In the gift shop I saw a post card of a sculpture entitled, "Prometheus Strangling the Vulture II". This piece was outside in the sculpture garden. I was immediately intrigued. In elementary school I started learning about mythology and was fascinated by all of the stories. The story of Prometheus was quite memorable. The poor guy did mortals a favor by giving them fire from the gods and got chained to a rock for the rest of his life because of it. If that wasn't bad enough a bird would come every day and eat his liver...the liver would grow back only to be eaten again the next day. I was very interested in seeing a portrayal of him getting his revenge on that bird! So I headed outside to find the sculpture.
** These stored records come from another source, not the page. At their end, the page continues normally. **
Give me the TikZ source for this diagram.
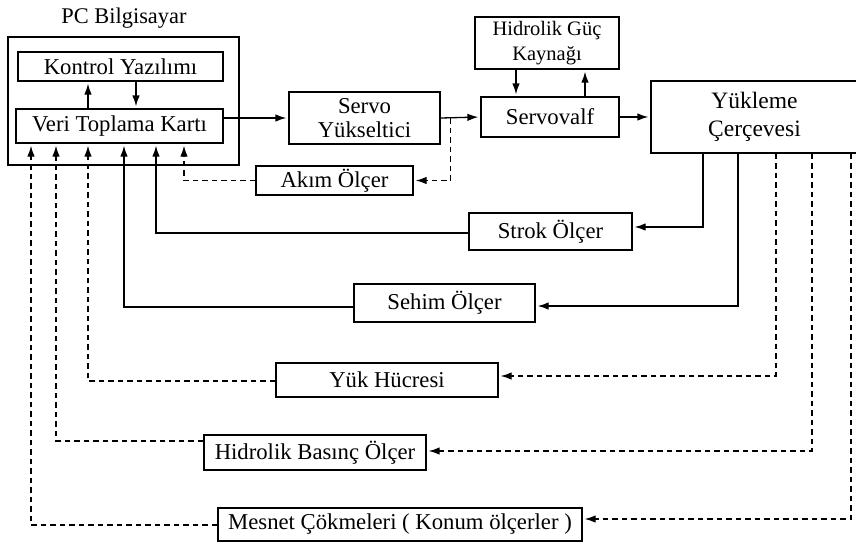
\documentclass[tikz,border=0pt]{standalone}
\usepackage{fontspec}
\setmainfont{Liberation Serif}
\usetikzlibrary{positioning,arrows.meta}

\begin{document}
\begin{tikzpicture}[x=1pt,y=-1pt,
  blok/.style={draw,line width=1.3pt,inner sep=0pt,align=center,font=\fontsize{22.7}{24.5}\selectfont},
  sig/.style={line width=1.3pt,-{Latex[length=11pt,width=7.5pt]},shorten >=2pt},
  olc/.style={sig,dash pattern=on 5.5pt off 4pt}]
  \useasboundingbox (0,0) rectangle (856,542);
  % bilgisayar tarafi
  \node[font=\fontsize{22.4}{25}\selectfont] (baslik) at (124,18) {PC Bilgisayar};
  \node[blok,minimum width=231pt,minimum height=128pt] (pc) at (123.5,101) {};
  \node[blok,minimum width=205pt,minimum height=29pt] (kontrol) at (120.5,66.5) {Kontrol Yazılımı};
  \node[blok,minimum width=207pt,minimum height=34pt] (veri) at (119.5,126) {Veri Toplama Kartı};
  % hidrolik zincir
  \node[blok,minimum width=151pt,minimum height=52pt] (servo) at (364.5,118) {Servo\\Yükseltici};
  \node[blok,minimum width=138pt,minimum height=40pt] (valf) at (550,117) {Servovalf};
  \node[blok,minimum width=144pt,minimum height=52pt,font=\fontsize{20.5}{25}\selectfont] (guc) at (547,43) {Hidrolik Güç\\Kaynağı};
  \node[blok,minimum width=207pt,minimum height=72pt,font=\fontsize{23.5}{28}\selectfont] (cerceve) at (754.5,117) {Yükleme\\Çerçevesi};
  % olcum elemanlari
  \node[blok,minimum width=157pt,minimum height=29pt] (akim) at (334.5,180.5) {Akım Ölçer};
  \node[blok,minimum width=163pt,minimum height=37pt] (strok) at (550.5,231.5) {Strok Ölçer};
  \node[blok,minimum width=181pt,minimum height=38pt] (sehim) at (444.5,303) {Sehim Ölçer};
  \node[blok,minimum width=222pt,minimum height=34pt] (yuk) at (387,380) {Yük Hücresi};
  \node[blok,minimum width=222pt,minimum height=35pt] (basinc) at (315,452.5) {Hidrolik Basınç Ölçer};
  \node[blok,minimum width=364pt,minimum height=33pt] (mesnet) at (400,524.5) {Mesnet Çökmeleri ( Konum ölçerler )};

  \draw[sig] ([xshift=-31.5pt]veri.north) -- ([xshift=-31.5pt]veri.north |- kontrol.south);
  \draw[sig] ([xshift=15.5pt]kontrol.south) -- ([xshift=15.5pt]kontrol.south |- veri.north);
  \draw[sig] (veri.east |- servo.west) -- (servo.west);
  \draw[sig] (servo.east) -- (valf.west);
  \draw[sig] ([xshift=-31pt]guc.south) -- ([xshift=-31pt]guc.south |- valf.north);
  \draw[sig] ([xshift=35pt]valf.north) -- ([xshift=35pt]valf.north |- guc.south);
  \draw[sig] (valf.east) -- (cerceve.west);

  % geri beslemeler
  \draw[olc] ([xshift=10pt]servo.east) |- (akim.east);
  \draw[olc] (akim.west) -| ([xshift=64.5pt]veri.south);
  \draw[sig] ([xshift=-51.5pt]cerceve.south) |- ([yshift=4.5pt]strok.east);
  \draw[sig] ([yshift=-1.5pt]strok.west) -| ([xshift=36.5pt]veri.south);
  \draw[sig] ([xshift=-16.5pt]cerceve.south) |- ([yshift=-3pt]sehim.east);
  \draw[sig] ([yshift=-4pt]sehim.west) -| ([xshift=4.5pt]veri.south);
  \draw[olc] ([xshift=21.5pt]cerceve.south) |- ([yshift=4pt]yuk.east);
  \draw[olc] ([yshift=-1pt]yuk.west) -| ([xshift=-31.5pt]veri.south);
  \draw[olc] ([xshift=57.5pt]cerceve.south) |- ([yshift=1.5pt]basinc.east);
  \draw[olc] ([yshift=11.5pt]basinc.west) -| ([xshift=-63.5pt]veri.south);
  \draw[olc] ([xshift=96.5pt]cerceve.south) |- ([yshift=5.5pt]mesnet.east);
  \draw[olc] ([yshift=-0.5pt]mesnet.west) -| ([xshift=-88.5pt]veri.south);
\end{tikzpicture}
\end{document}
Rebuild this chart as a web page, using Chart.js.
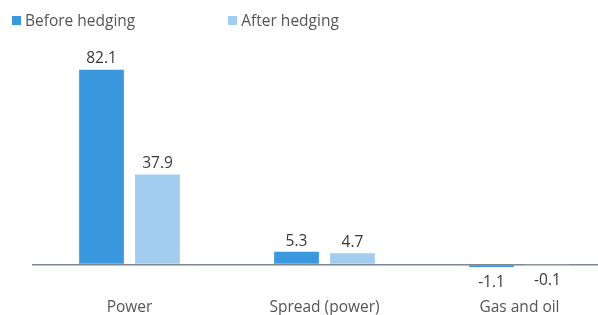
<!DOCTYPE html>
<html>
<head>
  <meta charset="UTF-8">
  <title>Hedging chart</title>
  <script src="https://cdn.jsdelivr.net/npm/chart.js"></script>
  <style>
    * { margin: 0; padding: 0; box-sizing: border-box; }
    body { width: 598px; height: 315px; overflow: hidden; background: #fff; font-family: 'Open Sans', sans-serif; }
    .wrap { position: relative; width: 617px; height: 315px; }
    .legend { position: absolute; left: 12px; top: 9px; display: flex; font-size: 15.5px; color: #555; }
    .legend span { display: flex; align-items: center; }
    .legend i { display: inline-block; width: 9px; height: 9px; margin-right: 4px; }
    .legend span + span { margin-left: 93px; }
  </style>
</head>
<body>
  <div class="wrap">
    <div class="legend" id="legend"></div>
    <canvas id="chart" width="617" height="315"></canvas>
  </div>
  <script>
    const categories = ["Power", "Spread (power)", "Gas and oil"];
    const beforeHedging = [82.1, 5.3, -1.1];
    const afterHedging = [37.9, 4.7, -0.1];
    const seriesNames = ["Before hedging", "After hedging"];
    const seriesColors = ["#3a98de", "#a2cdef"];

    // 凡例 (HTML)
    document.getElementById("legend").innerHTML = seriesNames
      .map((n, i) => `<span><i style="background:${seriesColors[i]}"></i>${n}</span>`)
      .join("");

    // 値ラベル
    const valueLabels = {
      id: "valueLabels",
      afterDatasetsDraw(chart) {
        const ctx = chart.ctx;
        ctx.save();
        ctx.font = "15.5px 'Open Sans', sans-serif";
        ctx.fillStyle = "#3a3a3a";
        ctx.textAlign = "center";
        chart.data.datasets.forEach((ds, di) => {
          chart.getDatasetMeta(di).data.forEach((bar, i) => {
            const v = ds.data[i];
            if (v >= 0) {
              ctx.textBaseline = "bottom";
              ctx.fillText(v.toFixed(1), bar.x, bar.y - 3);
            } else {
              ctx.textBaseline = "top";
              ctx.fillText(v.toFixed(1), bar.x, Math.max(bar.y, bar.base) + 8);
            }
          });
        });
        ctx.restore();
      }
    };

    new Chart(document.getElementById("chart"), {
      type: "bar",
      data: {
        labels: categories,
        datasets: [
          { label: seriesNames[0], data: beforeHedging, backgroundColor: seriesColors[0] },
          { label: seriesNames[1], data: afterHedging, backgroundColor: seriesColors[1] }
        ]
      },
      options: {
        responsive: false,
        animation: false,
        layout: { padding: { left: 32, right: 0, top: 51, bottom: -9 } },
        datasets: { bar: { barPercentage: 0.8, categoryPercentage: 0.574 } },
        plugins: { legend: { display: false }, tooltip: { enabled: false } },
        scales: {
          x: {
            grid: { display: false },
            border: { display: false },
            ticks: { color: "#555", font: { family: "'Open Sans', sans-serif", size: 15.5 }, padding: 7, maxRotation: 0 }
          },
          y: {
            min: -8,
            max: 90,
            ticks: { display: false, stepSize: 10 },
            border: { display: false },
            grid: {
              drawTicks: false,
              lineWidth: 1.5,
              color: (c) => (c.tick && c.tick.value === 0 ? "#7f8792" : "transparent")
            }
          }
        }
      },
      plugins: [valueLabels]
    });
  </script>
</body>
</html>
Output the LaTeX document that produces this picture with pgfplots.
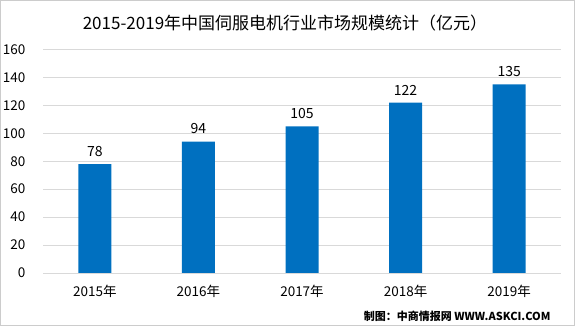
\documentclass[border=0pt]{standalone}
\usepackage{pgfplots}
\pgfplotsset{compat=1.18}
\usepackage{fontspec}
\setmainfont{Noto Sans CJK SC}
\definecolor{barblue}{HTML}{0070C0}
\definecolor{gridgray}{HTML}{D9D9D9}
\begin{document}
\begin{tikzpicture}[x=1pt,y=1pt]
\useasboundingbox (0,0) rectangle (575,326);
\draw[gray!40,line width=0.8pt] (0.4,0.4) rectangle (574.6,325.6);
\node[font=\fontsize{17}{18}\selectfont] at (285,303) {2015-2019年中国伺服电机行业市场规模统计（亿元）};
\node[font=\fontsize{11}{12}\selectfont\bfseries,anchor=east] at (554,10) {制图：中商情报网 WWW.ASKCI.COM};
\begin{axis}[
  at={(43pt,53pt)}, anchor=south west,
  scale only axis, width=518pt, height=223.5pt,
  ymin=0, ymax=160, ytick={0,20,...,160},
  xmin=-0.5, xmax=4.5,
  xtick=data,
  xticklabels={2015年,2016年,2017年,2018年,2019年},
  ybar, bar width=33pt,
  axis line style={draw=none},
  ymajorgrids, grid style={gridgray, line width=0.8pt},
  tick style={draw=none},
  every tick label/.append style={font=\fontsize{13.5}{14}\selectfont},
  yticklabel style={xshift=-14pt},
  xticklabel style={yshift=-4pt},
  /pgf/number format/assume math mode=true,
  nodes near coords,
  every node near coord/.append style={font=\fontsize{14}{15}\selectfont, yshift=4pt},
  clip=false,
]
\addplot[fill=barblue, draw=none] coordinates {(0,78) (1,94) (2,105) (3,122) (4,135)};
\end{axis}
\end{tikzpicture}
\end{document}
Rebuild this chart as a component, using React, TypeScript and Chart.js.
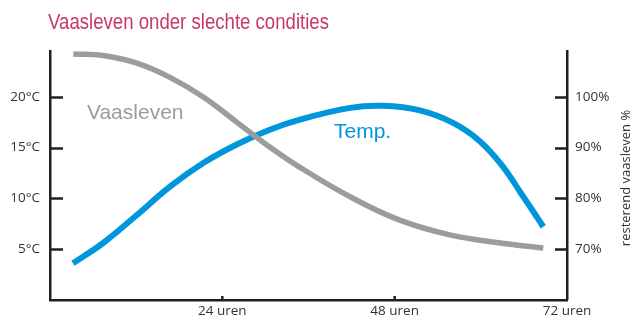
import React, { useEffect, useRef } from "react";
import { Chart, registerables } from "chart.js";

Chart.register(...registerables);

// ---- data ----
const chartTitle = "Vaasleven onder slechte condities";
const rightAxisTitle = "resterend vaasleven %";
const lifeLabel = "Vaasleven";
const tempLabel = "Temp.";

const hoursLife = [3.25, 7.4, 12.1, 16.7, 21.4, 26.0, 30.6, 34.8, 41.8, 48.7, 55.7, 62.7, 68.7];
const lifePct = [108.4, 108.1, 106.6, 103.8, 99.9, 95.0, 90.1, 86.1, 80.3, 75.7, 72.8, 71.2, 70.2];

const hoursTemp = [3.2, 7.4, 12.1, 16.7, 21.4, 26.0, 30.6, 34.8, 41.8, 46.4, 51.5, 56.2, 59.9, 63.1, 65.5, 67.3, 68.7];
const tempC = [3.6, 5.6, 8.35, 11.15, 13.5, 15.3, 16.75, 17.75, 18.9, 19.1, 18.65, 17.4, 15.6, 13.1, 10.6, 8.7, 7.2];

const hourTicks = [24, 48, 72];
const tempTicks = [5, 10, 15, 20];
const pctTicks = [70, 80, 90, 100];

// label anchors (data coordinates)
const lifeLabelAt = { x: 5.15, y: 95.6 };
const tempLabelAt = { x: 39.55, y: 15.9 };

const AXIS = "#231f20";
const GRAY = "#9a9d9d";
const BLUE = "#0096db";
const TITLE = "#c7386a";
const TICKFONT = "'Open Sans', 'Liberation Sans', sans-serif";

const decorPlugin = {
  id: "decor",
  afterDraw(chart: any) {
    const ctx = chart.ctx;
    const xs = chart.scales.x;
    const yl = chart.scales.yTemp;
    const yr = chart.scales.yLife;
    const area = chart.chartArea;
    ctx.save();
    // inward ticks
    ctx.strokeStyle = AXIS;
    ctx.lineWidth = 2.5;
    ctx.beginPath();
    tempTicks.forEach((v) => {
      const y = Math.round(yl.getPixelForValue(v)) + 0.5;
      ctx.moveTo(area.left, y);
      ctx.lineTo(area.left + 13, y);
    });
    pctTicks.forEach((v) => {
      const y = Math.round(yr.getPixelForValue(v)) + 0.5;
      ctx.moveTo(area.right, y);
      ctx.lineTo(area.right - 12, y);
    });
    hourTicks.forEach((v) => {
      if (v >= 72) return;
      const x = xs.getPixelForValue(v);
      ctx.moveTo(x, area.bottom);
      ctx.lineTo(x, area.bottom - 4);
    });
    ctx.stroke();

    // title (condensed look)
    ctx.fillStyle = TITLE;
    ctx.font = "22px 'Liberation Sans Narrow', 'Liberation Sans', sans-serif";
    ctx.textBaseline = "alphabetic";
    ctx.textAlign = "left";
    const w = ctx.measureText(chartTitle).width;
    ctx.save();
    ctx.translate(48, 29);
    ctx.scale(281 / w, 1);
    ctx.fillText(chartTitle, 0, 0);
    ctx.restore();

    // series labels
    ctx.font = "21px 'Liberation Sans', sans-serif";
    ctx.fillStyle = GRAY;
    ctx.fillText(lifeLabel, xs.getPixelForValue(lifeLabelAt.x), yr.getPixelForValue(lifeLabelAt.y));
    ctx.fillStyle = BLUE;
    ctx.fillText(tempLabel, xs.getPixelForValue(tempLabelAt.x), yl.getPixelForValue(tempLabelAt.y));

    // right axis title, reading bottom to top
    ctx.fillStyle = "#333";
    ctx.font = "13px " + TICKFONT;
    ctx.textAlign = "center";
    ctx.textBaseline = "middle";
    ctx.translate(626, 178);
    ctx.rotate(-Math.PI / 2);
    ctx.fillText(rightAxisTitle, 0, 0);
    ctx.restore();
  },
};

export default function App() {
  const ref = useRef<HTMLCanvasElement>(null);
  useEffect(() => {
    if (!ref.current) return;
    const chart = new Chart(ref.current, {
      type: "line",
      data: {
        datasets: [
          {
            label: lifeLabel,
            data: hoursLife.map((h, i) => ({ x: h, y: lifePct[i] })),
            yAxisID: "yLife",
            borderColor: GRAY,
            borderWidth: 5.5,
            pointRadius: 0,
            tension: 0.4,
            borderCapStyle: "butt",
            borderJoinStyle: "round",
          },
          {
            label: tempLabel,
            data: hoursTemp.map((h, i) => ({ x: h, y: tempC[i] })),
            yAxisID: "yTemp",
            borderColor: BLUE,
            borderWidth: 6,
            pointRadius: 0,
            tension: 0.4,
            borderCapStyle: "butt",
            borderJoinStyle: "round",
          },
        ],
      },
      options: {
        responsive: false,
        animation: false,
        layout: { padding: { top: 51, left: 0, right: 0, bottom: 0 } },
        plugins: { legend: { display: false }, tooltip: { enabled: false }, title: { display: false } },
        scales: {
          x: {
            type: "linear",
            min: 0,
            max: 72,
            afterFit: (s: any) => { s.height = 18; },
            grid: { display: true, drawOnChartArea: false, drawTicks: false },
            border: { color: AXIS, width: 2.5 },
            ticks: {
              stepSize: 24,
              autoSkip: false,
              maxRotation: 0,
              includeBounds: false,
              padding: 3,
              color: "#333",
              font: { family: TICKFONT, size: 13.5 },
              callback: (v: any) => (hourTicks.includes(v) ? `${v} uren` : ""),
            },
          },
          yTemp: {
            type: "linear",
            position: "left",
            min: 0,
            max: 24.5,
            afterFit: (s: any) => { s.width = 50; },
            grid: { display: true, drawOnChartArea: false, drawTicks: false },
            border: { color: AXIS, width: 2.5 },
            ticks: {
              stepSize: 5,
              includeBounds: false,
              padding: 10,
              color: "#333",
              font: { family: TICKFONT, size: 13.5 },
              callback: (v: any) => (tempTicks.includes(v) ? `${v}°C` : ""),
            },
          },
          yLife: {
            type: "linear",
            position: "right",
            min: 60,
            max: 109,
            afterFit: (s: any) => { s.width = 66; },
            grid: { display: true, drawOnChartArea: false, drawTicks: false },
            border: { color: AXIS, width: 2.5 },
            ticks: {
              stepSize: 10,
              includeBounds: false,
              padding: 8,
              color: "#333",
              font: { family: TICKFONT, size: 13.5 },
              callback: (v: any) => (pctTicks.includes(v) ? `${v}%` : ""),
            },
          },
        },
      },
      plugins: [decorPlugin],
    } as any);
    return () => chart.destroy();
  }, []);
  return (
    <div style={{ position: "absolute", left: 0, top: 0, width: 633, height: 318, background: "#fff" }}>
      <canvas ref={ref} width={633} height={318} style={{ display: "block" }} />
    </div>
  );
}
I was walking towards the garden and noticed this woman kind of wandering around, looking a bit lost. I kept walking trying to find the sculpture and all of a sudden this woman was in front of me. She asked if I was interested in buying some earrings. I was a little shocked as I had been absorbed in my quest, but asked to see them. She showed me a pair of gold earrings with roses on them. I was honest and said I probably wouldn't wear them. Then she asked if I had 50 cents. She said that she had seen me happy and smiling as I was walking and that I seemed like someone that would want to help. She needed to catch the bus. I usually don't have change but I had just spent 50 cents on the Prometheus postcard and had two quarters left. So I gave them to her and she thanked me and said she hoped I had a nice day.
I was very touched by the comment she had made about me smiling. I had been having a lovely time on my date and was excited to see the sculpture. It meant a lot to me that I was projecting joy with a smile even though I didn't realize it. If you have read my first post on here you know that I was very depressed this past spring. So to go from depressed to walking around smiling for no particular reason was huge for me. I pondered this as I kept walking. I walked around the entire garden and still couldn't find the sculpture. I took pictures for a few families and then asked some girls if I could see their map. I found the sculpture on the map and realized I had walked right by it! So I headed back to the front of the gardens. I was surprised when I found that the sculpture was right where the woman had stopped to talk to me.
I sat among the sculptures and thought about this for awhile. I had been looking for a sculpture, a piece of art but missed it because of the conversation I had with this woman. Then I realized I hadn't missed the art but that the interaction I had with the woman was art itself. I am making art with my life when I help and love others. I felt like Prometheus in the sculpture finally having victory over the eagle. I have joy, I am happy and I have victory over depression. I have a positive outlook on life and about myself.
There is a quote that has become special to me by Henry David Thoreau, that says:
To affect the quality of the day; that is the art of life.
That is how I came to discover that my life is a work of art and I am the artist.